Juíza usa tese do STF sobre prisão em 2ª instância em ação trabalhista

Magistrada determinou penhora definitiva em processo sobre adicional por insalubridade

Carteira de trabalho e previdência social
Carteira de trabalho e previdência social - Gabriel Cabral/Folhapress
Anaïs Fernandes
São Paulo

Uma juíza do TRT (Tribunal Regional do Trabalho) da 17ª Região usou a jurisprudência do STF (Supremo Tribunal Federal) sobre prisão em 2ª instância para justificar uma execução trabalhista.

Na ação, um engenheiro de uma empresa do ramo de projetos industriais reclamava horas extras e adicional de periculosidade por exercer atividade de manutenção em gasômetro de armazenamento de monóxido de carbono. A ação foi julgada parcialmente procedente na primeira instância, e a 2ª turma do TRT da região concluiu "inafastável" o direito ao recebimento do adicional.

Germana de Morelo, juíza substituta da 9ª Vara do Trabalho de Vitória (ES), determinou, então, a execução em caráter definitivo da penhora eletrônica de ativos da empresa até o limite da dívida estabelecida,  "por analogia à decisão do STF que firmou o entendimento, em Habeas Corpus 126.292, da possibilidade de execução de sentença penal condenatória por Tribunal de Segundo Grau", escreveu Morelo.

Segundo a juíza, o entendimento do STF deve ser estendido à execução trabalhista com a alienação de bens e pagamento dos valores devidos ao credor "quando superadas as instâncias primárias, ante a ausência de efeito suspensivo dos recursos aos Tribunais Superiores." Morelo diz ainda ser "evidente que direito à propriedade não se sobrepõe ao da liberdade."

Em 2016, o STF alterou a jurisprudência, com o julgamento do habeas corpus citado por Morelo, e passou a permitir a execução de sentença penal condenatória confirmada em 2º instância. Desde 2009, o tribunal entendia que a pena só poderia começar a ser cumprida após o trânsito em julgado, ou seja, quando esgotados todos os recursos.
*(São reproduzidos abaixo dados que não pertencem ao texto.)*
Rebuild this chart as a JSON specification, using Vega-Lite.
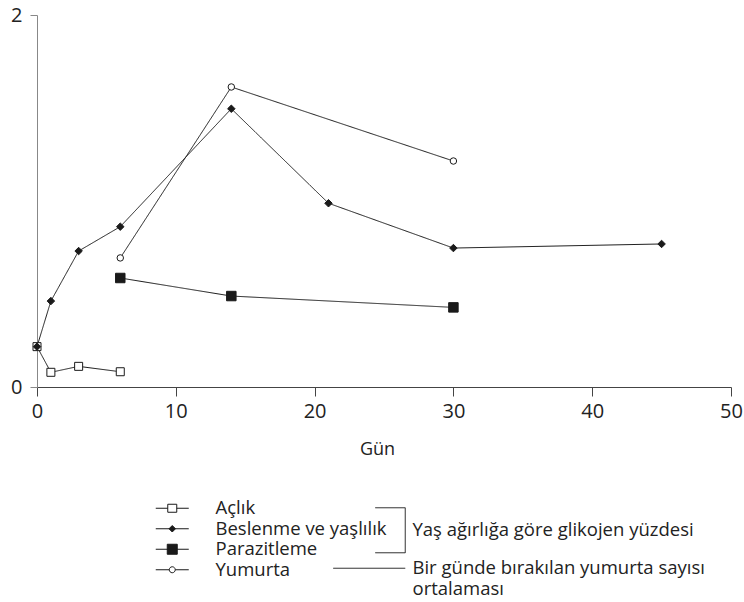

O tema voltou ao debate neste ano, com o julgamento do Supremo que negou, em 4 de abril, habeas corpus preventivo ao ex-presidente Lula. O petista acabou preso no dia 7, após ser condenado a 12 anos e um mês de detenção pelo TRF-4 (Tribunal Regional Federal da 4ª Região) por corrupção e lavagem de dinheiro no caso do tríplex de Guarujá (SP).

"A tese não é absurda. Se o bem maior, que é a liberdade do indivíduo, pode ser desde logo comprometido com duas decisões, mesmo com a possibilidade de reforma de decisão nas instâncias posteriores, por que isso não valeria para bens hierarquicamente menos relevantes do ponto de vista constitucional, como o patrimônio?", avalia o juiz Guilherme Guimarães Feliciano, presidente de Anamatra (Associação Nacional dos Magistrados da Justiça do Trabalho).

Para Otavio Pinto e Silva, professor da USP e sócio do escritório Siqueira Castro, no entanto, a comparação não é válida, porque o rito do processo penal é diferente do trabalhista, e tal interpretação iria contra a CLT. Além disso, diz, a legislação do trabalho já prevê a possibilidade de execução da sentença até a penhora. 

"Pela CLT, o juiz já está autorizado, e nem precisa esperar chegar à segunda instância, a praticar os atos necessários para garantir o pagamento, inclusive pela penhora de bens. A penhora é uma garantia futura, não a efetivação do pagamento. A decisão citada parece sustentar que poderia ser liberado para pagamento o valor penhorado, enquanto é aguardado recurso, dando uma interpretação do Supremo para atribuir um fim que não está previsto na lei trabalhista", diz Silva.

O pagamento de adicional de periculosidade ao engenheiro deve ser feito sobre aviso prévio, férias mais 1/3, 13º salário, horas extras e FGTS mais 40% da multa, determinou o colegiado.

Morelo afirmou que a execução da penhora não prejudica a audiência de conciliação entre as partes, marcada para quinta-feira (19).

"A empresa está analisando quais serão as medidas adotadas, uma vez que o despacho da forma como apresentado carece de uma análise mais profunda", afirmou Leonardo Lage da Motta, advogado da empresa.

Feliciano diz não crer que esse tipo de analogia se tornará a tese majoritária, mas que poderão eventualmente ser identificadas hipóteses em que a jurisprudência do STF valeria para a Justiça do trabalho, como em ações de natureza alimentícia, por exemplo, envolvendo salários. 

A assessoria de comunicação do TRT da 17ª Região informou que Morelo não pode se pronunciar porque artigo da Loman (Lei da Magistratura Nacional) impede o magistrado de se manifestar sobre causas em andamento.

A reportagem não conseguiu contato com o advogado do funcionário.